◆ Task inputs:

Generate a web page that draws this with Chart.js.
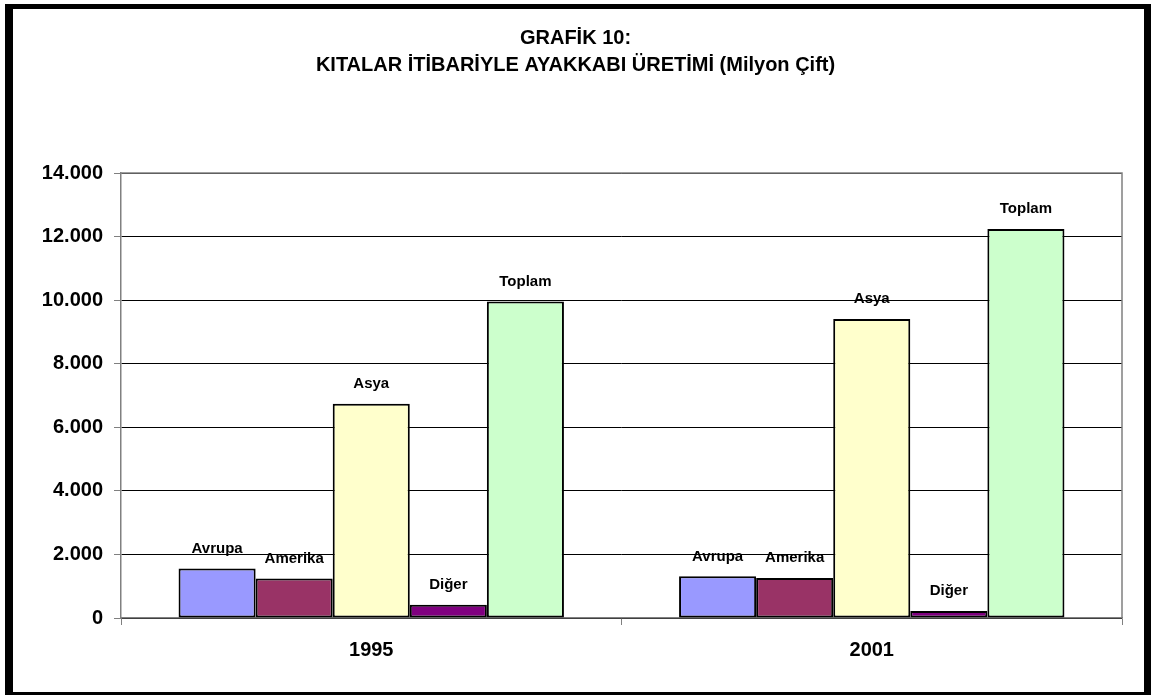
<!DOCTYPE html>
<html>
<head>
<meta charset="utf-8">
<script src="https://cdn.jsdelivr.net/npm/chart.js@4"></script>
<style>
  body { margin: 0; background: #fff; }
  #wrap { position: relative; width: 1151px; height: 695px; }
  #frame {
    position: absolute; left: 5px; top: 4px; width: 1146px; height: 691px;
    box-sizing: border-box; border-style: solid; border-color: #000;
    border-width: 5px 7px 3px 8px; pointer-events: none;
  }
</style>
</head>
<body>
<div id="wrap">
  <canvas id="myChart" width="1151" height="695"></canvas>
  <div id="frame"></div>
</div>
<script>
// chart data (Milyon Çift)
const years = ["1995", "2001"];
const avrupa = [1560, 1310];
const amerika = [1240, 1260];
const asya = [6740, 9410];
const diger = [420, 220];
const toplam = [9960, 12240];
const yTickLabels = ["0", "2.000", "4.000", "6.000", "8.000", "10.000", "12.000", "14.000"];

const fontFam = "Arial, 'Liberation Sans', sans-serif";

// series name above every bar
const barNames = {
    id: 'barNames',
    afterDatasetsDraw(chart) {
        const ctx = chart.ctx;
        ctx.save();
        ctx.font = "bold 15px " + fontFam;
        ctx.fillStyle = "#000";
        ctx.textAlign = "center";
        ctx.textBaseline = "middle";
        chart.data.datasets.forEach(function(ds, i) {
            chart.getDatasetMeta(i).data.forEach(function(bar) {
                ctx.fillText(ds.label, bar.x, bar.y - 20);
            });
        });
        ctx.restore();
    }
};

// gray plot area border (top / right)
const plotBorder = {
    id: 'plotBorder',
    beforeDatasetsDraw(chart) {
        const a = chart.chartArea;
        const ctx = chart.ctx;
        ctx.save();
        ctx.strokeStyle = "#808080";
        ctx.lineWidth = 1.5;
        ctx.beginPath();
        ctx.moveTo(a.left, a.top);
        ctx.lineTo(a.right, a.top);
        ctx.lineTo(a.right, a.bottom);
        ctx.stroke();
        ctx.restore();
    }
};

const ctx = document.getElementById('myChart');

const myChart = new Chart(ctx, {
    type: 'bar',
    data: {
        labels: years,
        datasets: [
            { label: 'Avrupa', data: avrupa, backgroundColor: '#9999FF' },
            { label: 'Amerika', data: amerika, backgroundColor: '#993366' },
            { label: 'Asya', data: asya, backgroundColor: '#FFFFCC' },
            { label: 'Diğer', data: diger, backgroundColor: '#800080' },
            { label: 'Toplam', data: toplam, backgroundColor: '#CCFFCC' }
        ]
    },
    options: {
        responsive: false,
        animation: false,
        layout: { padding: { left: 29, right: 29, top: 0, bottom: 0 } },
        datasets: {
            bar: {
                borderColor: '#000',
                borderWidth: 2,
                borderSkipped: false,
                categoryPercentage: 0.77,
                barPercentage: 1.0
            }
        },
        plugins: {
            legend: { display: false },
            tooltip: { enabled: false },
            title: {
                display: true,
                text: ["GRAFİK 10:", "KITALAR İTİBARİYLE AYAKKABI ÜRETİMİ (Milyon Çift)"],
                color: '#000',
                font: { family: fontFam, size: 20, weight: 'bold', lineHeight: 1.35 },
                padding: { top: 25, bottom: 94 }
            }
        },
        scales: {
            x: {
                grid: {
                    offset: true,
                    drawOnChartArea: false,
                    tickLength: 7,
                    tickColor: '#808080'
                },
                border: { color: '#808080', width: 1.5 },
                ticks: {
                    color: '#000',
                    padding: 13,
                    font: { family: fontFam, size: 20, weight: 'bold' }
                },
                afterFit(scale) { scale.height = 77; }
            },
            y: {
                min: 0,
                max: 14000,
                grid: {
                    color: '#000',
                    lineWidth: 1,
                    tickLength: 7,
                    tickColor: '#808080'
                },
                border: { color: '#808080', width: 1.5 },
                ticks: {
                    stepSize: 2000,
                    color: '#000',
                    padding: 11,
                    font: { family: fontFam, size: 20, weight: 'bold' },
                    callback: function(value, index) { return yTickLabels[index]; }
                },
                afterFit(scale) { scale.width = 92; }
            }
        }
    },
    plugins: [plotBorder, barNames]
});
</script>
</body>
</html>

---

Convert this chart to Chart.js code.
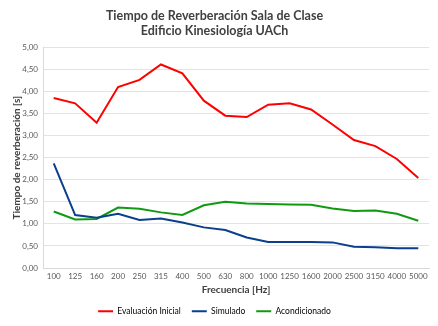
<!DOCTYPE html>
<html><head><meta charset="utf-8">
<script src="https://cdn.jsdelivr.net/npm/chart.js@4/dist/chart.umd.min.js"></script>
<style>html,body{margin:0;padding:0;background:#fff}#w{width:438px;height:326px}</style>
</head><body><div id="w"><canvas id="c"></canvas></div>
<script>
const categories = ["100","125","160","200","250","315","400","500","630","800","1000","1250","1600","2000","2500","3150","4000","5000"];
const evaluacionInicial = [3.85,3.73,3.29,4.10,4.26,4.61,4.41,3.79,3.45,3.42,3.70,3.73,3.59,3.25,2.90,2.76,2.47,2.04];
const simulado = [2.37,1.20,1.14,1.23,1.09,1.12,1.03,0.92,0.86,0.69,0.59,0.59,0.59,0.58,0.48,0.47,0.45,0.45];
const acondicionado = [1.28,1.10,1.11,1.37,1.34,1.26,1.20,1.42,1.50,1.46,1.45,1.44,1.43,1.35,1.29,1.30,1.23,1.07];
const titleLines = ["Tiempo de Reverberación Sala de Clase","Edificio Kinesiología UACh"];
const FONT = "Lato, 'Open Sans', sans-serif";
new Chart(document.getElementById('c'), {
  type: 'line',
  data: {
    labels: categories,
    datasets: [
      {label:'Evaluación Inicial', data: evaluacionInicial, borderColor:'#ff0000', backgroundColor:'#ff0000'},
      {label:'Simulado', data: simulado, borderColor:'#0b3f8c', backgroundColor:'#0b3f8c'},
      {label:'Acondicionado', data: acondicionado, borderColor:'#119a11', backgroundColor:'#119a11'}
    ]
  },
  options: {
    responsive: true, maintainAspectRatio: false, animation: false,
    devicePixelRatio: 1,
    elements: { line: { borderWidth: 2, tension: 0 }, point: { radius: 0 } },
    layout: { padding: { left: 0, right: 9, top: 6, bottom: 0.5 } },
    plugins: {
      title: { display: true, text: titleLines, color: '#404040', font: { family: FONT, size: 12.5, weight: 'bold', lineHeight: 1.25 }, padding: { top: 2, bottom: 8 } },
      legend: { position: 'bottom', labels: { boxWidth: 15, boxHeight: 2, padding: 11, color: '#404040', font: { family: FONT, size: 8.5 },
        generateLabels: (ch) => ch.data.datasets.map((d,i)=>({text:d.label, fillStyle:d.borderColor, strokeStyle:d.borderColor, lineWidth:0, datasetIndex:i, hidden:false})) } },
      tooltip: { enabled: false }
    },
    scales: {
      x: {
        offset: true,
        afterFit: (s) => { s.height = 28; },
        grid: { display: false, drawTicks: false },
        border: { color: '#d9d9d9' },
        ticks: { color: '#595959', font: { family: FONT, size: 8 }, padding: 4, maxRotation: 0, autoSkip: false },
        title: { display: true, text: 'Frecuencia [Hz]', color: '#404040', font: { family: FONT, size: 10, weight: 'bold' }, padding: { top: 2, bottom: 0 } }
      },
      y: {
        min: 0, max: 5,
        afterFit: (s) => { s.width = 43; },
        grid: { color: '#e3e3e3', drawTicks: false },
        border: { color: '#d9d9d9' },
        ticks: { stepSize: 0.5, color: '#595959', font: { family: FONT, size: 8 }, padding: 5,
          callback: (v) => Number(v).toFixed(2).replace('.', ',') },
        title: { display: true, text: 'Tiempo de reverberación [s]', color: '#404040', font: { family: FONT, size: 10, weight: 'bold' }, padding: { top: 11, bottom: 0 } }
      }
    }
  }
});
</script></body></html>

==

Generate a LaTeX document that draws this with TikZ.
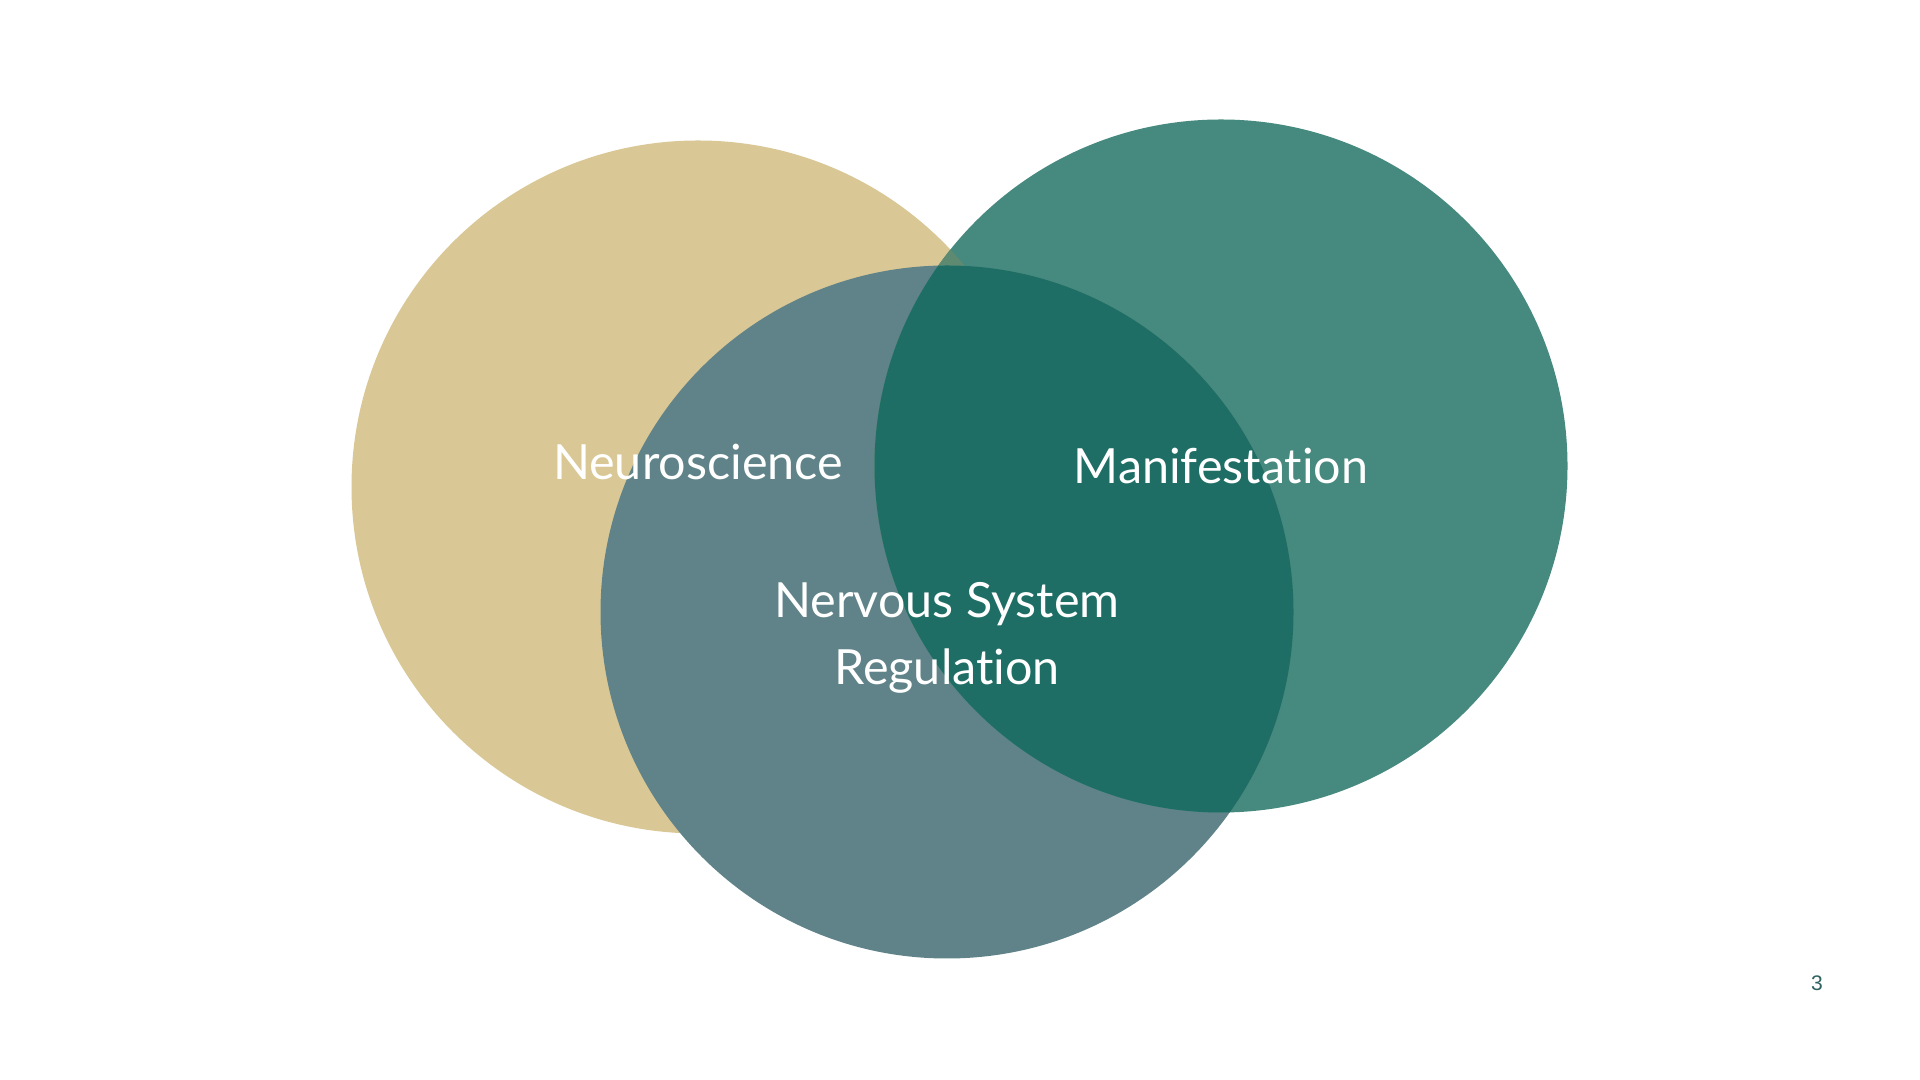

◆ Stated task: In the lines above, find each one with "draws" and list it.

◆ In response:
Generate a web page that draws this with Chart.js.
Generate a LaTeX document that draws this with TikZ.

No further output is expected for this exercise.